▶ **EXERCISE OBJECTIVE**: Repeat every line exactly, keeping the pictures out of the copy.

• • • • • • •

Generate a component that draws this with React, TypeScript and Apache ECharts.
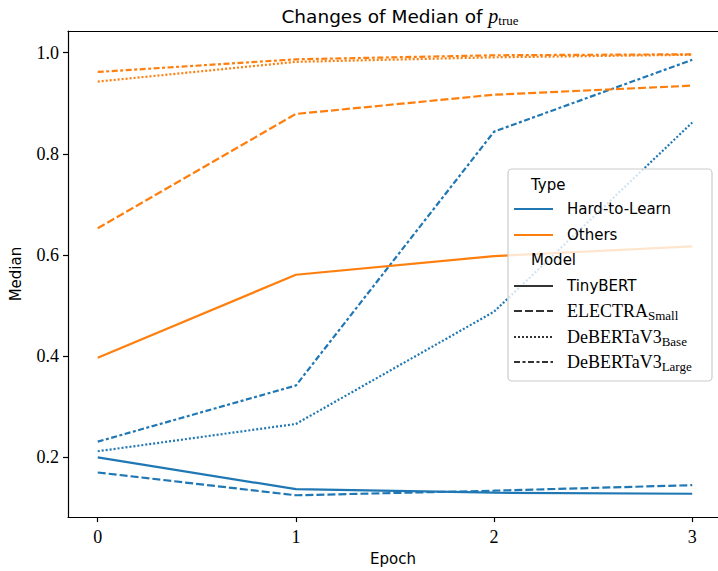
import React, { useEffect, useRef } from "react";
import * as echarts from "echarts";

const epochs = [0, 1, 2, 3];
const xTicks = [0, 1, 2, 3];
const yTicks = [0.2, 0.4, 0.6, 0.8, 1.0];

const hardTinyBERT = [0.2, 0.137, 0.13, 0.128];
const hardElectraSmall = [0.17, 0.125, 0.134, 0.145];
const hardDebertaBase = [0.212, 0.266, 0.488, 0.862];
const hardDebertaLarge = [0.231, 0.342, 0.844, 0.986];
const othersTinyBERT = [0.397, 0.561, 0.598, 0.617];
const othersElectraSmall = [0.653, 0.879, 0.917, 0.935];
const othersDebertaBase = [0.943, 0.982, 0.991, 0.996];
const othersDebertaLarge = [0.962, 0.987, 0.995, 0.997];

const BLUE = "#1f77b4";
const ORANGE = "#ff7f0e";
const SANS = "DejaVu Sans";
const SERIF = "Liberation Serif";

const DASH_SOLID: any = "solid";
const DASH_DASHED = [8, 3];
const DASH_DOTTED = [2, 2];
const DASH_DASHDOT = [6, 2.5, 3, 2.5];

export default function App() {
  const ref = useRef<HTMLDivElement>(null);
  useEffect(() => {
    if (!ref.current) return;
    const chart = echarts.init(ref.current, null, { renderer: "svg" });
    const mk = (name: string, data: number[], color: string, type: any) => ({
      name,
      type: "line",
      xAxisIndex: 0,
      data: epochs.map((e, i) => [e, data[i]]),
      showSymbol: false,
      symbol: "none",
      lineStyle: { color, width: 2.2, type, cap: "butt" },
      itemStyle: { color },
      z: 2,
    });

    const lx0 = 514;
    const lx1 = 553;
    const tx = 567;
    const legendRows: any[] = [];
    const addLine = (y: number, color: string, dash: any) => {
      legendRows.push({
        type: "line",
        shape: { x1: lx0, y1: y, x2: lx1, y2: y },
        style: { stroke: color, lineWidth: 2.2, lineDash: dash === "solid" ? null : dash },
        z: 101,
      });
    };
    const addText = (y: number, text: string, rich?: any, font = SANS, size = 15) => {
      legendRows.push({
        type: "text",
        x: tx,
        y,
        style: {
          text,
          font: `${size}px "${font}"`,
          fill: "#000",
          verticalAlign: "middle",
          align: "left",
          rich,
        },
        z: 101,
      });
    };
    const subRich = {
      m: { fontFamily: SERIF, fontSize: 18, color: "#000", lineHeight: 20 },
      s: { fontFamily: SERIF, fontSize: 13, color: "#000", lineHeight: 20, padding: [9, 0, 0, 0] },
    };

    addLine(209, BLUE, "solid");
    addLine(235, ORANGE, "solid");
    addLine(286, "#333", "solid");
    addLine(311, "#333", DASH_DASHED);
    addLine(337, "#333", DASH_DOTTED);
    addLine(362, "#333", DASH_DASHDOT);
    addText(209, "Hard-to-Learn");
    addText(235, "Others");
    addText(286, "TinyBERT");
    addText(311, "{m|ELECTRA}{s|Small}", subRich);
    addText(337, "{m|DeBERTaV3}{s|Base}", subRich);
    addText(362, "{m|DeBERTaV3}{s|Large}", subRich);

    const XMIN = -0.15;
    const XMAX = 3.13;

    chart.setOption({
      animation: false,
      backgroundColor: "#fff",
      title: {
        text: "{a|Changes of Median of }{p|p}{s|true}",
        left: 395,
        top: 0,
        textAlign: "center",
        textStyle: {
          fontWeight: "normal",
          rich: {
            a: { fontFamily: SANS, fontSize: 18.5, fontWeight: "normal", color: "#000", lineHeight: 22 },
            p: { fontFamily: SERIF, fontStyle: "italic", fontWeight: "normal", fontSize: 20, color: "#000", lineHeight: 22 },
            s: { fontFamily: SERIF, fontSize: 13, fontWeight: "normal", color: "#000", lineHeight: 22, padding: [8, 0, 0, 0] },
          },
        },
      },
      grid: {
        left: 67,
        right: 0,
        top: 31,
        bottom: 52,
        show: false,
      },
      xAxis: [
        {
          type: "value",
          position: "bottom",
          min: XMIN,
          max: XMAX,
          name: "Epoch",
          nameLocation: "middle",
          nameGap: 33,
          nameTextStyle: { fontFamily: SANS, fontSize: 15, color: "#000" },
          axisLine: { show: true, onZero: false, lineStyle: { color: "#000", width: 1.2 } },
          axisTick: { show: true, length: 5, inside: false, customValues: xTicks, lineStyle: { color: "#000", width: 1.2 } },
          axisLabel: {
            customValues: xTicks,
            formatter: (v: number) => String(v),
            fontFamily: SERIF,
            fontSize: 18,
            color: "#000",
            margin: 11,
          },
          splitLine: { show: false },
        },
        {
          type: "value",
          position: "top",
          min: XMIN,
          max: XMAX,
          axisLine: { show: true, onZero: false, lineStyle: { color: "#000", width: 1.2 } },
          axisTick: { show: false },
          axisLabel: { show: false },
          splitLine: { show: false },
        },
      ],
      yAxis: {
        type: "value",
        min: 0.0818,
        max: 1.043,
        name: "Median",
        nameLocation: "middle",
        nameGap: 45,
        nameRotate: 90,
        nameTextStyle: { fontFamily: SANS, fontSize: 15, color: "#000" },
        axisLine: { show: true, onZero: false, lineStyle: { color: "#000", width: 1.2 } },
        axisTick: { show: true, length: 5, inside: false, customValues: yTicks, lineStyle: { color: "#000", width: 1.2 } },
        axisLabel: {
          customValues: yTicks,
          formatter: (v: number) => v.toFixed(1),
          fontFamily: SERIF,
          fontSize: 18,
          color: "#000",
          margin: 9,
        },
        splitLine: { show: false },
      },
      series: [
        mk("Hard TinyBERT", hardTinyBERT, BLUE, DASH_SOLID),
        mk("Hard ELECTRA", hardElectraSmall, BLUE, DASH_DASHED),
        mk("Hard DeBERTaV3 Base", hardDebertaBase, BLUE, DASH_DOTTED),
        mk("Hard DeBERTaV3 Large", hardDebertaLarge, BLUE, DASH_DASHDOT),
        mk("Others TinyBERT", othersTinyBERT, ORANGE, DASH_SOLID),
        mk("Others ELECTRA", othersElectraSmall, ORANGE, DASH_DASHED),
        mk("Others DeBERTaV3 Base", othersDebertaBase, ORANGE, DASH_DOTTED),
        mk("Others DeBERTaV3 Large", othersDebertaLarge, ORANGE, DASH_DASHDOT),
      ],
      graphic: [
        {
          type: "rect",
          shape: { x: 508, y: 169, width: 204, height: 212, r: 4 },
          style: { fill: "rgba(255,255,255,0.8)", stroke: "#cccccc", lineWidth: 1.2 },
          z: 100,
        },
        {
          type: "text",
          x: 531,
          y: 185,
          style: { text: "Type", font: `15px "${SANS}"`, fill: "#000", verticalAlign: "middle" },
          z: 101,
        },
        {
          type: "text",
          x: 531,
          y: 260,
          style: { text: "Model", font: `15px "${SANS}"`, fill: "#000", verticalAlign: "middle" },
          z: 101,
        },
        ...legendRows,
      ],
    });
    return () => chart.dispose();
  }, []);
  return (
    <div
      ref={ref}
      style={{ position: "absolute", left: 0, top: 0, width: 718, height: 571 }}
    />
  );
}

• • • • • • •

▶ **COMPLETED TASK**:
Generate a component that draws this with React, TypeScript and Apache ECharts.
import React, { useEffect, useRef } from "react";
import * as echarts from "echarts";

const epochs = [0, 1, 2, 3];
const xTicks = [0, 1, 2, 3];
const yTicks = [0.2, 0.4, 0.6, 0.8, 1.0];

const hardTinyBERT = [0.2, 0.137, 0.13, 0.128];
const hardElectraSmall = [0.17, 0.125, 0.134, 0.145];
const hardDebertaBase = [0.212, 0.266, 0.488, 0.862];
const hardDebertaLarge = [0.231, 0.342, 0.844, 0.986];
const othersTinyBERT = [0.397, 0.561, 0.598, 0.617];
const othersElectraSmall = [0.653, 0.879, 0.917, 0.935];
const othersDebertaBase = [0.943, 0.982, 0.991, 0.996];
const othersDebertaLarge = [0.962, 0.987, 0.995, 0.997];

const BLUE = "#1f77b4";
const ORANGE = "#ff7f0e";
const SANS = "DejaVu Sans";
const SERIF = "Liberation Serif";

const DASH_SOLID: any = "solid";
const DASH_DASHED = [8, 3];
const DASH_DOTTED = [2, 2];
const DASH_DASHDOT = [6, 2.5, 3, 2.5];

export default function App() {
  const ref = useRef<HTMLDivElement>(null);
  useEffect(() => {
    if (!ref.current) return;
    const chart = echarts.init(ref.current, null, { renderer: "svg" });
    const mk = (name: string, data: number[], color: string, type: any) => ({
      name,
      type: "line",
      xAxisIndex: 0,
      data: epochs.map((e, i) => [e, data[i]]),
      showSymbol: false,
      symbol: "none",
      lineStyle: { color, width: 2.2, type, cap: "butt" },
      itemStyle: { color },
      z: 2,
    });

    const lx0 = 514;
    const lx1 = 553;
    const tx = 567;
    const legendRows: any[] = [];
    const addLine = (y: number, color: string, dash: any) => {
      legendRows.push({
        type: "line",
        shape: { x1: lx0, y1: y, x2: lx1, y2: y },
        style: { stroke: color, lineWidth: 2.2, lineDash: dash === "solid" ? null : dash },
        z: 101,
      });
    };
    const addText = (y: number, text: string, rich?: any, font = SANS, size = 15) => {
      legendRows.push({
        type: "text",
        x: tx,
        y,
        style: {
          text,
          font: `${size}px "${font}"`,
          fill: "#000",
          verticalAlign: "middle",
          align: "left",
          rich,
        },
        z: 101,
      });
    };
    const subRich = {
      m: { fontFamily: SERIF, fontSize: 18, color: "#000", lineHeight: 20 },
      s: { fontFamily: SERIF, fontSize: 13, color: "#000", lineHeight: 20, padding: [9, 0, 0, 0] },
    };

    addLine(209, BLUE, "solid");
    addLine(235, ORANGE, "solid");
    addLine(286, "#333", "solid");
    addLine(311, "#333", DASH_DASHED);
    addLine(337, "#333", DASH_DOTTED);
    addLine(362, "#333", DASH_DASHDOT);
    addText(209, "Hard-to-Learn");
    addText(235, "Others");
    addText(286, "TinyBERT");
    addText(311, "{m|ELECTRA}{s|Small}", subRich);
    addText(337, "{m|DeBERTaV3}{s|Base}", subRich);
    addText(362, "{m|DeBERTaV3}{s|Large}", subRich);

    const XMIN = -0.15;
    const XMAX = 3.13;

    chart.setOption({
      animation: false,
      backgroundColor: "#fff",
      title: {
        text: "{a|Changes of Median of }{p|p}{s|true}",
        left: 395,
        top: 0,
        textAlign: "center",
        textStyle: {
          fontWeight: "normal",
          rich: {
            a: { fontFamily: SANS, fontSize: 18.5, fontWeight: "normal", color: "#000", lineHeight: 22 },
            p: { fontFamily: SERIF, fontStyle: "italic", fontWeight: "normal", fontSize: 20, color: "#000", lineHeight: 22 },
            s: { fontFamily: SERIF, fontSize: 13, fontWeight: "normal", color: "#000", lineHeight: 22, padding: [8, 0, 0, 0] },
          },
        },
      },
      grid: {
        left: 67,
        right: 0,
        top: 31,
        bottom: 52,
        show: false,
      },
      xAxis: [
        {
          type: "value",
          position: "bottom",
          min: XMIN,
          max: XMAX,
          name: "Epoch",
          nameLocation: "middle",
          nameGap: 33,
          nameTextStyle: { fontFamily: SANS, fontSize: 15, color: "#000" },
          axisLine: { show: true, onZero: false, lineStyle: { color: "#000", width: 1.2 } },
          axisTick: { show: true, length: 5, inside: false, customValues: xTicks, lineStyle: { color: "#000", width: 1.2 } },
          axisLabel: {
            customValues: xTicks,
            formatter: (v: number) => String(v),
            fontFamily: SERIF,
            fontSize: 18,
            color: "#000",
            margin: 11,
          },
          splitLine: { show: false },
        },
        {
          type: "value",
          position: "top",
          min: XMIN,
          max: XMAX,
          axisLine: { show: true, onZero: false, lineStyle: { color: "#000", width: 1.2 } },
          axisTick: { show: false },
          axisLabel: { show: false },
          splitLine: { show: false },
        },
      ],
      yAxis: {
        type: "value",
        min: 0.0818,
        max: 1.043,
        name: "Median",
        nameLocation: "middle",
        nameGap: 45,
        nameRotate: 90,
        nameTextStyle: { fontFamily: SANS, fontSize: 15, color: "#000" },
        axisLine: { show: true, onZero: false, lineStyle: { color: "#000", width: 1.2 } },
        axisTick: { show: true, length: 5, inside: false, customValues: yTicks, lineStyle: { color: "#000", width: 1.2 } },
        axisLabel: {
          customValues: yTicks,
          formatter: (v: number) => v.toFixed(1),
          fontFamily: SERIF,
          fontSize: 18,
          color: "#000",
          margin: 9,
        },
        splitLine: { show: false },
      },
      series: [
        mk("Hard TinyBERT", hardTinyBERT, BLUE, DASH_SOLID),
        mk("Hard ELECTRA", hardElectraSmall, BLUE, DASH_DASHED),
        mk("Hard DeBERTaV3 Base", hardDebertaBase, BLUE, DASH_DOTTED),
        mk("Hard DeBERTaV3 Large", hardDebertaLarge, BLUE, DASH_DASHDOT),
        mk("Others TinyBERT", othersTinyBERT, ORANGE, DASH_SOLID),
        mk("Others ELECTRA", othersElectraSmall, ORANGE, DASH_DASHED),
        mk("Others DeBERTaV3 Base", othersDebertaBase, ORANGE, DASH_DOTTED),
        mk("Others DeBERTaV3 Large", othersDebertaLarge, ORANGE, DASH_DASHDOT),
      ],
      graphic: [
        {
          type: "rect",
          shape: { x: 508, y: 169, width: 204, height: 212, r: 4 },
          style: { fill: "rgba(255,255,255,0.8)", stroke: "#cccccc", lineWidth: 1.2 },
          z: 100,
        },
        {
          type: "text",
          x: 531,
          y: 185,
          style: { text: "Type", font: `15px "${SANS}"`, fill: "#000", verticalAlign: "middle" },
          z: 101,
        },
        {
          type: "text",
          x: 531,
          y: 260,
          style: { text: "Model", font: `15px "${SANS}"`, fill: "#000", verticalAlign: "middle" },
          z: 101,
        },
        ...legendRows,
      ],
    });
    return () => chart.dispose();
  }, []);
  return (
    <div
      ref={ref}
      style={{ position: "absolute", left: 0, top: 0, width: 718, height: 571 }}
    />
  );
}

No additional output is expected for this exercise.